Em todo o caso, foi patente o embaraço em que ficaram o Governo e a Câmara de Lisboa, ao não quererem passar por censores da presença de Le Pen, remetendo-se a previsíveis manobras de bastidores enquanto durava o folhetim do convite-desconvite. Ora, uma coisa é não ter nada a ver com os critérios de programação do evento, outra é considerar despropositado o convite a Le Pen (a não ser, eventualmente, no contexto de um debate ideológico sobre os populismos, incluindo, por exemplo, o sr. Mélenchon).

Já agora, seria oportuno que o sr. Cosgrave esclarecesse quais são esses critérios que definem as fronteiras das escolhas para o palco da Web Summit, uma iniciativa dirigida ao chamado novo empreendedorismo tecnológico e a sociedade digital onde, convenhamos, os propósitos de Le Pen estão manifestamente deslocados. Não se trata de censurar ou não censurar escolhas, mas de considerar o sentido que fazem ou não num determinado contexto. É isso e só isso o que está em causa e não o legítimo direito de Le Pen e outros líderes populistas se exprimirem em todos os fóruns políticos e mediáticos apropriados.

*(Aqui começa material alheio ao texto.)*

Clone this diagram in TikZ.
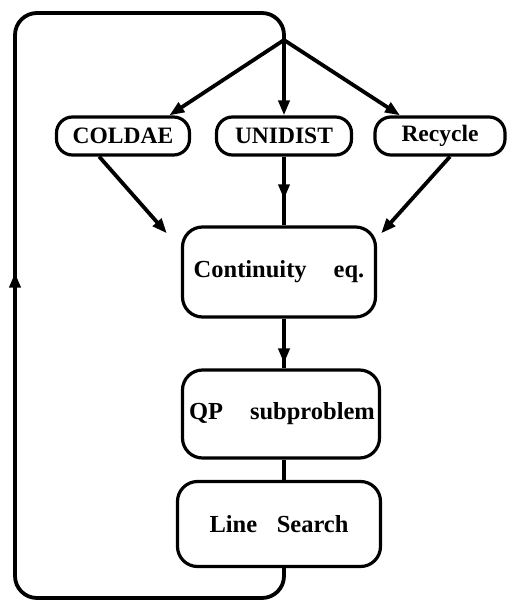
\documentclass[tikz,border=0pt]{standalone}
\usepackage{fontspec}
\setmainfont{Liberation Serif}
\usetikzlibrary{arrows.meta,decorations.markings,calc}
\begin{document}
\begin{tikzpicture}[x=1pt,y=-1pt,
  line width=3.8pt,
  pill/.style={draw,line width=3.2pt,rounded corners=16pt,minimum width=133pt,minimum height=38pt,inner sep=0pt,font=\fontsize{23.5}{27}\selectfont\bfseries},
  stepbox/.style={draw,line width=3.2pt,rounded corners=20pt,minimum width=195pt,minimum height=88pt,inner sep=0pt,font=\fontsize{24.5}{28}\selectfont\bfseries},
  tipend/.style={-{Triangle[length=15pt,width=11pt]}},
  midarrow/.style={postaction={decorate},decoration={markings,mark=at position #1 with {\arrow{Triangle[length=15pt,width=11pt]}}}}
]
\useasboundingbox (0,0) rectangle (508,604);
\node[pill] (coldae) at (123,136) {COLDAE};
\node[pill,minimum width=135pt] (unidist) at (284,136) {UNIDIST};
\node[pill,minimum width=130pt] (recycle) at (440,136) {Recycle};
\node[stepbox,minimum width=193pt,minimum height=90pt] (cont) at (279,272) {Continuity\hspace{1.1em}eq.};
\node[stepbox,minimum width=197pt] (qp) at (281,414) {\hspace{2pt}QP\hspace{1.1em}subproblem};
\node[stepbox,minimum width=203pt,minimum height=85pt] (ls) at (279,524) {Line\hspace{0.8em}Search\hspace{8pt}};
\coordinate (j) at (284,40);
\coordinate (bot) at (0,598);
\coordinate (bl) at (15,598);
\coordinate (tl) at (15,13);
\coordinate (tr) at (284,13);
% fan-out from the junction
\draw[tipend] (j) -- ($(coldae.north)!0.68!(coldae.north east)$);
\draw[tipend] (j) -- (unidist.north);
\draw[tipend] (j) -- ($(recycle.north)!0.6!(recycle.north west)$);
% into continuity
\draw[tipend] ($(coldae.south)!0.35!(coldae.south west)$) -- ($(cont.north west)+(-14,8)$);
\draw[tipend] ($(recycle.south)!0.15!(recycle.south east)$) -- ($(cont.north east)+(4,8)$);
\draw[midarrow=0.62] (unidist.south) -- (unidist.south |- cont.north);
\draw[midarrow=0.9] (cont.south -| j) -- (qp.north -| j);
\draw (qp.south -| j) -- (ls.north -| j);
% feedback loop
\draw[rounded corners=22pt,midarrow=0.53] (ls.south -| j) -- (j |- bot) -- (bl) -- (tl) -- (tr) -- (j);
\end{tikzpicture}
\end{document}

Mas eis que voltamos a Bruno de Carvalho e à sua nova tentativa de assaltar o poder sportinguista e concentrar as atenções mediáticas (o que foi inteiramente conseguido, mesmo tendo contra ele o coro dos comentadores televisivos, batendo-lhe como num saco de boxe). Ora, uma das questões pouco abordadas mas que permitem esta nova gesticulação patética de BdC reside na formulação opaca da providência cautelar por ele interposta e que, pelos vistos, se presta a interpretações contraditórias. O chamado "juridiquês" é, aliás, responsável por muitas situações de confusão e bloqueio na nossa vida pública, alimentando conflitos e folhetins absolutamente desnecessários e de carácter perverso, como é o caso. Mas se não fosse esta feira grotesca de Le Pen e BdC, que seria feito da "silly  season"?